The Konkan and Mumbai witnessed some relent on Wednesday after a roaring monsoon pummelled the area with heavy downpour during the 24 hours ending in the morning.

Global forecasts indicated that the area, as also the rest of the West Coast, would remain vulnerable in view of the fact that a rain-driving low-pressure area from the Bay of Bengal has washed over coast and entered interior East India.

Rolls out trough

By Wednesday evening, the ‘low’ was located to over North Chhattisgarh, and had rolled out a ‘trough’ across Central India with its western end reaching into the Konkan after cutting through Vidarbha and Marathwada in Maharashtra.

Thus the trough itself is an extension of the ‘low’ and would, therefore, represent the core around which rainfall is likely to spread out till such time as it remains active.

The Met Department has indicated this in its forecast for Thursday by putting out a warning which said that heavy rainfall is likely at isolated places over Konkan and Goa as well as North Madhya Maharashtra.

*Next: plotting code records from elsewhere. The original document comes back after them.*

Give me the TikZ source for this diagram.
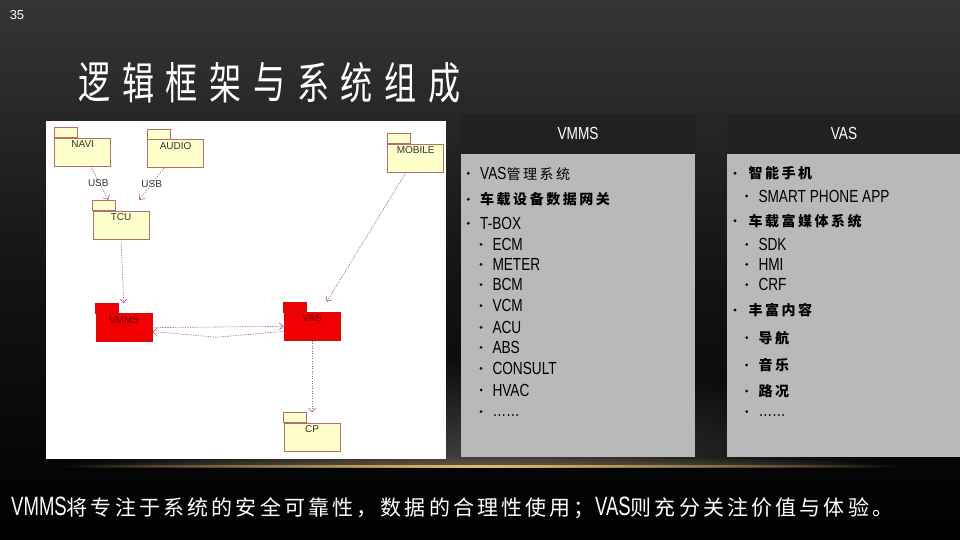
\documentclass[tikz,border=0pt]{standalone}
\usepackage{fontspec}
\setmainfont{Liberation Sans}
\newfontfamily\pl[FakeStretch=0.78]{Liberation Sans}
\newfontfamily\pc[LetterSpace=18]{Noto Sans CJK SC}
\newfontfamily\bl[FakeStretch=0.7]{Liberation Sans}
\newfontfamily\bc[LetterSpace=15]{Noto Sans CJK SC}
\newfontfamily\tc[FakeStretch=0.73]{Noto Sans CJK SC}
\usetikzlibrary{arrows.meta,calc,fadings}

\definecolor{bgtop}{HTML}{353535}
\definecolor{bgmid}{HTML}{141414}
\definecolor{pkgfill}{HTML}{FFFFCC}
\definecolor{pkgline}{HTML}{B46E6E}
\definecolor{redfill}{HTML}{F00000}
\definecolor{redline}{HTML}{CC1010}
\definecolor{dep}{HTML}{A8508C}
\definecolor{panelgray}{HTML}{B9B9B9}
\definecolor{panelhead}{HTML}{212121}
\definecolor{gold}{HTML}{E2BE72}
\definecolor{glowgray}{HTML}{444444}

\tikzfading[name=hfade, left color=transparent!100, right color=transparent!100, middle color=transparent!0]
\tikzfading[name=glowfade, inner color=transparent!0, outer color=transparent!100]

\tikzset{
  pkg/.style={draw=pkgline, fill=pkgfill, line width=0.7pt, minimum width=56pt,
    minimum height=28pt, inner sep=0pt, anchor=north west},
  redpkg/.style={pkg, draw=redline, fill=redfill},
  pkgtab/.style={draw=pkgline, fill=pkgfill, line width=0.7pt},
  redtab/.style={draw=redline, fill=redfill, line width=0.7pt},
  pkglabel/.style={font=\fontsize{10}{11}\selectfont, text=black!80, anchor=center, inner sep=0pt},
  redlabel/.style={pkglabel, text=red!40!black},
  deparrow/.style={draw=dep, line width=0.6pt, dash pattern=on 1.2pt off 1.3pt,
    -{Straight Barb[length=4pt,width=7pt,line width=0.6pt]}},
  ptext/.style={anchor=base west, inner sep=0pt, text=black, font=\pl\fontsize{17.5}{20}\selectfont},
  ctext/.style={anchor=base west, inner sep=0pt, text=black, font=\pc\bfseries\fontsize{14}{16}\selectfont},
  headtext/.style={anchor=center, inner sep=0pt, text=white, font=\pl\fontsize{17.5}{20}\selectfont},
  titlech/.style={anchor=center, inner sep=0pt, text=white, font=\tc\fontsize{44}{48}\selectfont},
}

\begin{document}
\begin{tikzpicture}[x=1pt,y=-1pt]
\useasboundingbox (0,0) rectangle (960,540);
% background
\shade[top color=bgtop, bottom color=black, middle color=bgmid] (0,0) rectangle (960,540);
\begin{scope}
  \clip (0,360) rectangle (960,466);
  \fill[glowgray, path fading=glowfade] (80,360) rectangle (880,572);
\end{scope}
% golden line
\begin{scope}
  \clip (0,456) rectangle (960,466);
  \fill[gold!45!black, path fading=glowfade] (60,456) rectangle (900,476);
\end{scope}
\fill[gold, path fading=hfade] (60,465.3) rectangle (900,468);

% page number
\node[anchor=center, inner sep=0pt, text=white, font=\fontsize{13}{14}\selectfont] (pnum) at (17,15) {35};

% title
\foreach \c [count=\i from 0] in {逻,辑,框,架,与,系,统,组,成}
  \node[titlech] (t\i) at (94.5+\i*43.75, 82.5) {\c};

% diagram canvas
\fill[white] (46,121) rectangle (446,459);

% packages
\node[pkg] (navi) at (54.3,137.7) {};
\node[pkg] (audio) at (147.3,139.3) {};
\node[pkg] (mobile) at (387.3,143.7) {};
\node[pkg] (tcu) at (92.7,210.7) {};
\node[redpkg] (vmms) at (95.7,313.3) {};
\node[redpkg] (vas) at (283.7,312) {};
\node[pkg] (cp) at (283.7,422.7) {};
\foreach \n in {navi,audio,mobile,tcu,cp}
  \draw[pkgtab] (\n.north west) rectangle ([xshift=23pt,yshift=10pt]\n.north west);
\foreach \n in {vmms,vas}
  \draw[redtab] (\n.north west) rectangle ([xshift=23pt,yshift=10pt]\n.north west);

\node[pkglabel] (navil) at ([yshift=-6.5pt]navi.north) {NAVI};
\node[pkglabel] (audiol) at ([yshift=-6.5pt]audio.north) {AUDIO};
\node[pkglabel] (mobilel) at ([yshift=-6.5pt]mobile.north) {MOBILE};
\node[pkglabel] (tcul) at ([yshift=-6.5pt]tcu.north) {TCU};
\node[redlabel] (vmmsl) at ([yshift=-6.5pt]vmms.north) {VMMS};
\node[redlabel] (vasl) at ([yshift=-6.2pt]vas.north) {VAS};
\node[pkglabel] (cpl) at ([yshift=-6.2pt]cp.north) {CP};

% connectors
\draw[deparrow] ([xshift=36.4pt]navi.south west) -- ([xshift=15.6pt,yshift=10.7pt]tcu.north west);
\draw[deparrow] ([xshift=16.7pt]audio.south west) -- ([xshift=46.6pt,yshift=10.7pt]tcu.north west);
\draw[deparrow] (tcu.south) -- ([xshift=28pt,yshift=10pt]vmms.north west);
\draw[deparrow] ([xshift=18.7pt]mobile.south west) -- ([xshift=43pt,yshift=10.3pt]vas.north west);
\draw[deparrow] (vmms.east) -- (vas.west);
\coordinate (mid) at (216.7,337.3);
\draw[deparrow] ([yshift=-5pt]vas.west) -- (mid) -- ([yshift=-3.8pt]vmms.east);
\draw[deparrow] (vas.south) -- ([yshift=10.3pt]cp.north);
\node[pkglabel] (usb1) at (98.3,182.7) {USB};
\node[pkglabel] (usb2) at (151.7,184) {USB};

% VMMS panel
\fill[panelhead] (461,114) rectangle (695,154);
\fill[panelgray] (461,154) rectangle (695,456.5);
\node[headtext] (vmmsh) at (578,133) {VMMS};
\fill (468.3,173.3) circle[radius=1.6pt];
\node[ptext] (a1) at (480,179.3) {VAS{\pc\fontsize{14}{16}\selectfont 管理系统}};
\fill (468.3,199.3) circle[radius=1.6pt];
\node[ctext] (a2) at (480,204.8) {车载设备数据网关};
\fill (468.3,223.3) circle[radius=1.6pt];
\node[ptext] (a3) at (480,229.3) {T-BOX};
\foreach \t/\y [count=\i] in {ECM/244.3, METER/264.3, BCM/284.7, VCM/305.7, ACU/327.3, ABS/347.3, CONSULT/368.3, HVAC/390}{
  \fill (481,\y) circle[radius=1.5pt];
  \node[ptext] (b\i) at (492.3,\y+6) {\t};
}
\fill (481,411.7) circle[radius=1.5pt];
\node[ptext] (b9) at (492.3,416.5) {……};

% VAS panel
\fill[panelhead] (727,114) rectangle (960,154);
\fill[panelgray] (727,154) rectangle (960,456.5);
\node[headtext] (vash) at (844,133) {VAS};
\fill (735,173.3) circle[radius=1.6pt];
\node[ctext] (c1) at (748.3,178.8) {智能手机};
\fill (746.7,196) circle[radius=1.5pt];
\node[ptext] (c2) at (758.3,202) {SMART PHONE APP};
\fill (735,220.7) circle[radius=1.6pt];
\node[ctext] (c3) at (748.3,226.2) {车载富媒体系统};
\foreach \t/\y [count=\i] in {SDK/244.3, HMI/264.3, CRF/284.7}{
  \fill (746.7,\y) circle[radius=1.5pt];
  \node[ptext] (d\i) at (758.3,\y+6) {\t};
}
\fill (735,310) circle[radius=1.6pt];
\node[ctext] (c4) at (748.3,315.5) {丰富内容};
\foreach \t/\y [count=\i] in {导航/337.7, 音乐/365, 路况/391}{
  \fill (746.7,\y) circle[radius=1.5pt];
  \node[ctext] (e\i) at (758.3,\y+5.5) {\t};
}
\fill (746.7,411.7) circle[radius=1.5pt];
\node[ptext] (e4) at (758.3,416.5) {……};

% bottom statement
\node[anchor=base west, inner sep=0pt, text=white] (stmt) at (11,515)
  {{\bl\fontsize{26.5}{30}\selectfont VMMS}{\bc\fontsize{21}{24}\selectfont 将专注于系统的安全可靠性，数据的合理性使用；}{\bl\fontsize{26.5}{30}\selectfont VAS}{\bc\fontsize{21}{24}\selectfont 则充分关注价值与体验。}};
\end{tikzpicture}
\end{document}
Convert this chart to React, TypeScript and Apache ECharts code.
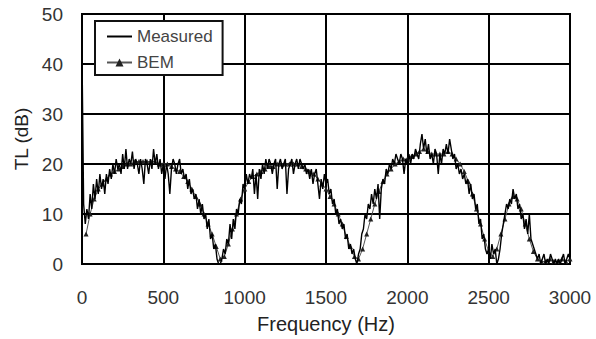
import React, { useEffect, useRef } from "react";
import * as echarts from "echarts";

// Measured TL, 0..3000 Hz every 10 Hz
const measuredFreqStep = 10;
const measuredTL = [
  42, 12, 8, 11, 9, 14, 11, 16, 13, 17,
  14, 18, 15, 17, 14, 18, 16, 19, 17, 20,
  18, 21, 19, 20, 18, 22, 19, 23, 19, 21,
  20, 22.5, 19, 21, 20, 18, 21, 19, 16, 21,
  20, 18, 21, 19, 23, 20, 22, 19, 21, 18,
  20, 17, 20, 18, 14, 19, 21, 20, 18, 20,
  21, 18, 19, 17, 18, 15, 17, 14, 15, 13,
  14, 11, 13, 10, 12, 9, 10, 7, 9, 5,
  6, 3, 4, 1, 0, 0, 1, 3, 2, 5,
  4, 8, 5, 9, 7, 11, 10, 13, 12, 16,
  15, 18, 16, 18, 17, 19, 14, 18, 13, 19,
  17, 20, 18, 21, 19, 21, 20, 18, 20, 21,
  15, 20, 21, 19, 20, 21, 14, 19, 20, 21,
  18, 20, 21, 19, 21, 20, 19, 20, 18, 19,
  17, 19, 16, 18, 19, 16, 13, 17, 15, 18,
  16, 17, 14, 15, 12, 13, 10, 11, 8, 9,
  7, 8, 5, 6, 3, 4, 2, 3, 1, 0,
  2, 3, 6, 7, 10, 9, 12, 11, 14, 12,
  15, 13, 16, 9, 15, 17, 16, 19, 18, 20,
  19, 21, 20, 22, 21, 20, 22, 21, 18, 21,
  20, 22, 20, 22, 21, 23, 22, 21, 24, 26,
  23, 25, 22, 24, 21, 22, 20, 23, 22, 18,
  22, 20, 23, 22, 24, 22, 25, 23, 21, 22,
  19, 20, 18, 19, 17, 18, 16, 17, 14, 16,
  13, 14, 11, 12, 8, 9, 5, 6, 3, 2,
  3, 1, 4, 2, 3, 0, 1, 3, 6, 8,
  10, 12, 11, 13, 12, 15, 13, 14, 11, 12,
  9, 10, 7, 9, 6, 10, 5, 4, 3, 2,
  1, 2, 0, 1, 2, 0, 1, 0, 2, 1,
  0, 1, 0, 1, 0, 1, 2, 0, 1, 2,
  1,
];

// BEM TL, 25..3000 Hz every 25 Hz
const bemFreqStart = 25;
const bemFreqStep = 25;
const bemTL = [
  6, 10, 13, 15, 16, 17, 18, 18.5, 19, 19.5,
  20, 20, 20.5, 20.5, 20.5, 20.5, 20.5, 20.5, 20, 20,
  20, 19.5, 19, 18.5, 17.5, 16.5, 15, 13.5, 12, 10,
  8, 6, 3.5, 1, 1.5, 4, 7, 10, 13, 15,
  16.5, 17.5, 18, 18.5, 19, 19.5, 19.5, 20, 20, 20,
  20, 20, 20, 19.5, 19, 18.5, 18, 17, 16, 15,
  13.5, 12, 10, 8, 5.5, 3.5, 1.5, 1, 3, 6,
  9, 12, 14.5, 16.5, 18, 19, 20, 20.5, 21, 21,
  21.5, 22, 22.5, 23, 22.5, 22, 22, 22, 22, 22.5,
  22, 21, 20, 18.5, 16.5, 14, 11, 8, 5, 2.5,
  1.5, 3, 6, 9, 12, 13.5, 13, 11, 8, 5,
  2.5, 1, 0.5, 0.5, 1, 0.5, 0.5, 1, 0.5, 1,
];

const xTicks = [0, 500, 1000, 1500, 2000, 2500, 3000];
const yTicks = [0, 10, 20, 30, 40, 50];

export default function App() {
  const ref = useRef<HTMLDivElement>(null);
  useEffect(() => {
    if (!ref.current) return;
    const chart = echarts.init(ref.current, null, { renderer: "svg" });
    const measured = measuredTL.map((v, i) => [i * measuredFreqStep, v]);
    const bem = bemTL.map((v, i) => [bemFreqStart + i * bemFreqStep, v]);
    const font = "Liberation Sans, Arial, sans-serif";
    chart.setOption({
      animation: false,
      backgroundColor: "#fff",
      textStyle: { fontFamily: font },
      grid: { left: 82, right: 26, top: 14, bottom: 72, show: true, borderColor: "#000", borderWidth: 2 },
      legend: {
        left: 95,
        top: 21,
        orient: "vertical",
        backgroundColor: "#fff",
        borderColor: "#111",
        borderWidth: 2,
        borderRadius: 0,
        padding: [7, 10, 4, 11],
        itemGap: 9,
        itemWidth: 25,
        itemHeight: 10,
        textStyle: { fontSize: 17, color: "#444", fontFamily: font },
        data: [
          { name: "Measured", itemStyle: { opacity: 0 } },
          { name: "BEM" },
        ],
      },
      xAxis: {
        type: "value",
        min: xTicks[0],
        max: xTicks[xTicks.length - 1],
        interval: 500,
        name: "Frequency (Hz)",
        nameLocation: "middle",
        nameGap: 50,
        nameTextStyle: { fontSize: 20, color: "#222" },
        axisLine: { lineStyle: { color: "#000", width: 2 } },
        axisTick: { show: false },
        axisLabel: { fontSize: 19, color: "#333", margin: 24, formatter: (v: number) => String(v) },
        splitLine: { lineStyle: { color: "#000", width: 2 } },
      },
      yAxis: {
        type: "value",
        min: yTicks[0],
        max: yTicks[yTicks.length - 1],
        interval: 10,
        name: "TL (dB)",
        nameLocation: "middle",
        nameGap: 50,
        nameTextStyle: { fontSize: 19, color: "#222" },
        axisLine: { show: true, lineStyle: { color: "#000", width: 2 } },
        axisTick: { show: false },
        axisLabel: { fontSize: 19, color: "#333", margin: 19, formatter: (v: number) => String(v) },
        splitLine: { lineStyle: { color: "#000", width: 2 } },
      },
      series: [
        {
          name: "Measured",
          type: "line",
          data: measured,
          symbol: "none",
          lineStyle: { color: "#000", width: 1.4 },
          itemStyle: { color: "#000" },
          z: 3,
        },
        {
          name: "BEM",
          type: "line",
          data: bem,
          symbol: "triangle",
          symbolSize: 5,
          lineStyle: { color: "#555", width: 1 },
          itemStyle: { color: "#222" },
          z: 2,
        },
      ],
    });
    return () => chart.dispose();
  }, []);
  return <div ref={ref} style={{ width: 596, height: 339, position: "absolute", left: 0, top: 0 }} />;
}
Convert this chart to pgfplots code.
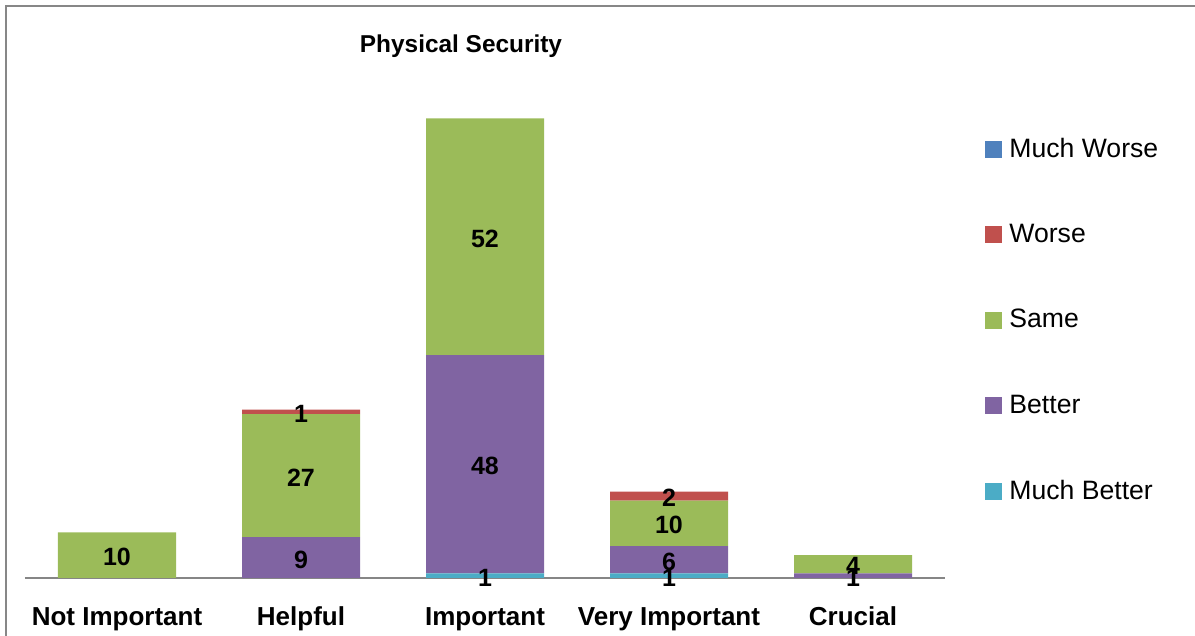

But heavy to very heavy rainfall has been forecast at a few places with isolated extremely heavy rainfall over West Madhya Pradesh, which lies next to Konkan-Mumbai and South Gujarat.

North-West in focus

Heavy to very rain has been forecast also over Vidarbha while it would be isolated heavy over Uttar Pradesh, East Madhya Pradesh, Bihar, the hills of Bengal, and the North-eastern States.

By Friday, the belt of heavy rain is forecast to start shifting to North-West India with Uttarakhand, Haryana, Chandigarh, Delhi, West Uttar Pradesh, East Rajasthan, and West Madhya Pradesh likely falling under its footprint.

On Saturday, the rain would escalate over Himachal Pradesh and Uttarkhand where it would be heavy to very heavy; it will be heavy over Punjab, Haryana, Chandigarh, Delhi and West Uttar Pradesh.

The same day, fresh rains would start lashing the southern parts of the country with Tamil Nadu, Rayalaseema and South Interior Karnataka in focus. This is expected to be triggered by a new circulation forming in the Bay of Bengal.

Fresh rains for South

The IMD’s windfield maps drop sufficient hints to this effect, which is more or less corroborated by global forecast models, including those employed by the US Climate Prediction Centre.

The European Centre for Medium-Range Weather Forecasts indicates that the circulation may form off the South Andhra Pradesh coast before extending its geographical reach to the Odisha coast by September 29/30.

The US agency says that above normal rainfall is likely over Peninsular India during the week ending October 2 with another flare-up likely along the West Coast, especially over Konkan-Mumbai.